| GIVEN INSTRUCTION |
Print, word for word, the opening line of the data below and every line after it through the line that contains "5.52, 6.00, 6.75];", but not the pictures.

| DATA SECTION |
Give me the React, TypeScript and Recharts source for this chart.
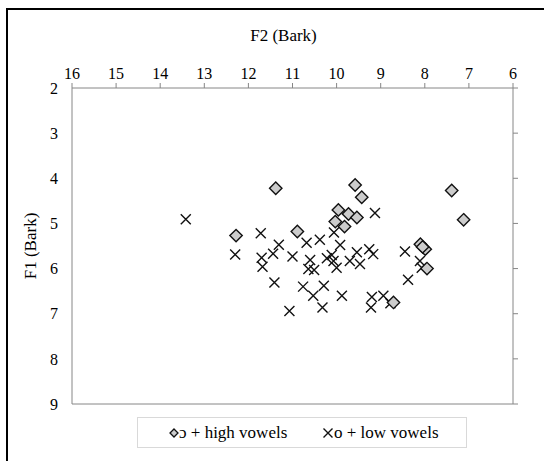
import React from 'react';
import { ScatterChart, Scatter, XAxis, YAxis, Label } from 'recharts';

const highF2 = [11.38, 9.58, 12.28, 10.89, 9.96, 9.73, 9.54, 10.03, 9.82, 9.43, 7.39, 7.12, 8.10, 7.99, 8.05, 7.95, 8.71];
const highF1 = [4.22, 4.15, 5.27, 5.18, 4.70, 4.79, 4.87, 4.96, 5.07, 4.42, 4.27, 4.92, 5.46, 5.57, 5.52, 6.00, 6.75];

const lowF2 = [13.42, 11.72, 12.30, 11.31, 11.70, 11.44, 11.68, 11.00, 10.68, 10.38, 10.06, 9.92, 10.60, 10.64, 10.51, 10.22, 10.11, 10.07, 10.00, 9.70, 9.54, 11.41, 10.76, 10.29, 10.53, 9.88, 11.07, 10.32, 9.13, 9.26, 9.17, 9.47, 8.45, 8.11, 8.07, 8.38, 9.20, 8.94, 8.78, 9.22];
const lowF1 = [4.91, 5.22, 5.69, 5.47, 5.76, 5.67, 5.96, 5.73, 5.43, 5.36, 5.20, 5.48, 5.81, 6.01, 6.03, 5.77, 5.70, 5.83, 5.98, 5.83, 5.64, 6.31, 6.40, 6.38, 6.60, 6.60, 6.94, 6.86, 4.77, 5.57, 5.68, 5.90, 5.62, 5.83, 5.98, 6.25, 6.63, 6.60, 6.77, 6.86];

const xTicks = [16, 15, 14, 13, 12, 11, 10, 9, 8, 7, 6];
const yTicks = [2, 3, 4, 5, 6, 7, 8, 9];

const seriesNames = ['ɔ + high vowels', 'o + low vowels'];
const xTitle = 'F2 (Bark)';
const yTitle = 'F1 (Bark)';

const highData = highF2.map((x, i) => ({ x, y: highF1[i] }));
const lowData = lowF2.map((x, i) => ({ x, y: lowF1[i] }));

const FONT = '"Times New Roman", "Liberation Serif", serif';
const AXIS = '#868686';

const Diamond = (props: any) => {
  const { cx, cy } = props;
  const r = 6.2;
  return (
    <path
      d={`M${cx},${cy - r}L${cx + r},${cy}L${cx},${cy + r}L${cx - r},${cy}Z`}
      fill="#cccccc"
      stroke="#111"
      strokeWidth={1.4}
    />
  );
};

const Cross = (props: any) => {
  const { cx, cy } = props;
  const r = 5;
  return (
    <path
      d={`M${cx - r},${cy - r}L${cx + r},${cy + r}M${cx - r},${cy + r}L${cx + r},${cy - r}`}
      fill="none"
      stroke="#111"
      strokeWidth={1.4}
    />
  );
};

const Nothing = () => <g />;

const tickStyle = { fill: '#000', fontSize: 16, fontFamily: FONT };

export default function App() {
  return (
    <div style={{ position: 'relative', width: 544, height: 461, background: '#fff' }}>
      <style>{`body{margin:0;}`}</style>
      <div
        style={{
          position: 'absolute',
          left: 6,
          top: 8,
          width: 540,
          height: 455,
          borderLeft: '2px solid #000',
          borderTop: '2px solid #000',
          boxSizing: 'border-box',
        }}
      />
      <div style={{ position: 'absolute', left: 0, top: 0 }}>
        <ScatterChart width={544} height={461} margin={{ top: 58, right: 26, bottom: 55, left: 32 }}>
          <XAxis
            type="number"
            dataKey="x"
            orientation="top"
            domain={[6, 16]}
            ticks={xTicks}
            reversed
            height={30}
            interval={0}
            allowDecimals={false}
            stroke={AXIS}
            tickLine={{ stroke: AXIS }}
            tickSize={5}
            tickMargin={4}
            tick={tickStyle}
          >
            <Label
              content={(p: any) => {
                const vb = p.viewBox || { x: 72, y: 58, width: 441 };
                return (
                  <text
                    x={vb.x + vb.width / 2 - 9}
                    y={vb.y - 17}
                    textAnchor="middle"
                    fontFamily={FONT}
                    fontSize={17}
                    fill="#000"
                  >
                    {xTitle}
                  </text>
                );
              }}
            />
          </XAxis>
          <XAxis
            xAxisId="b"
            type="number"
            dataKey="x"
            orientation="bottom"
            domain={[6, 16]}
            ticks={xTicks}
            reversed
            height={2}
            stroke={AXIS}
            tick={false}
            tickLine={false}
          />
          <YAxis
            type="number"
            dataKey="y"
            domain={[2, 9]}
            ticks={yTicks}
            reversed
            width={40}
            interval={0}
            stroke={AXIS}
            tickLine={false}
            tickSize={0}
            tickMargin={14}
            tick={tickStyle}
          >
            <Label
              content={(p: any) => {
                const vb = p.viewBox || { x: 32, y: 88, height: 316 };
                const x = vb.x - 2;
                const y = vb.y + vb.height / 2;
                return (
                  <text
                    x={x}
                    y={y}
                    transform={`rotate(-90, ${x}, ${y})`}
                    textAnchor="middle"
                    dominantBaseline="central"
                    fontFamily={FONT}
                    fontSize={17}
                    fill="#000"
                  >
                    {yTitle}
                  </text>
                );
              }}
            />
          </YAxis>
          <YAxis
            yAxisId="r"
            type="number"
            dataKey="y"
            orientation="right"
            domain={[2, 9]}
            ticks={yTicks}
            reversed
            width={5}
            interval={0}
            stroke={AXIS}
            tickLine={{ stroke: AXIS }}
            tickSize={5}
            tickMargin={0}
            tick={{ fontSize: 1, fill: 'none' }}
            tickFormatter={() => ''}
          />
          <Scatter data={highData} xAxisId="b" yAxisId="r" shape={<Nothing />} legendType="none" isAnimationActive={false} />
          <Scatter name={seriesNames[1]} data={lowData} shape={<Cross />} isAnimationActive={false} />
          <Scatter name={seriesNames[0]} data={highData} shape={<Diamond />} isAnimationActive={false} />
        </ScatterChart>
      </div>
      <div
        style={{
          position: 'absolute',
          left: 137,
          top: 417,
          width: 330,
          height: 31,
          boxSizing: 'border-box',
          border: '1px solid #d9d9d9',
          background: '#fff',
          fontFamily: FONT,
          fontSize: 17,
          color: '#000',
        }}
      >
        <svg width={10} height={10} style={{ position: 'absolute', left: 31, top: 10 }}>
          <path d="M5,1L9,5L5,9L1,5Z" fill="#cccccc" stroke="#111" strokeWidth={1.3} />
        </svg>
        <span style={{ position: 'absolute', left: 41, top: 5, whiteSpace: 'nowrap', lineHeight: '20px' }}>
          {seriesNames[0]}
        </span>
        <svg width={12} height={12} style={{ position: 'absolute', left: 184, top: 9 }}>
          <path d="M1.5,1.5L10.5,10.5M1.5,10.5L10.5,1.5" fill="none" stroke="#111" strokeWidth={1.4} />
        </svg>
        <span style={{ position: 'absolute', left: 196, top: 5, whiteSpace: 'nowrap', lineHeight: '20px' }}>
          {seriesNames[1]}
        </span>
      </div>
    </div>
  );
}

| OUTPUT OF THE TASK |
Give me the React, TypeScript and Recharts source for this chart.
import React from 'react';
import { ScatterChart, Scatter, XAxis, YAxis, Label } from 'recharts';

const highF2 = [11.38, 9.58, 12.28, 10.89, 9.96, 9.73, 9.54, 10.03, 9.82, 9.43, 7.39, 7.12, 8.10, 7.99, 8.05, 7.95, 8.71];
const highF1 = [4.22, 4.15, 5.27, 5.18, 4.70, 4.79, 4.87, 4.96, 5.07, 4.42, 4.27, 4.92, 5.46, 5.57, 5.52, 6.00, 6.75];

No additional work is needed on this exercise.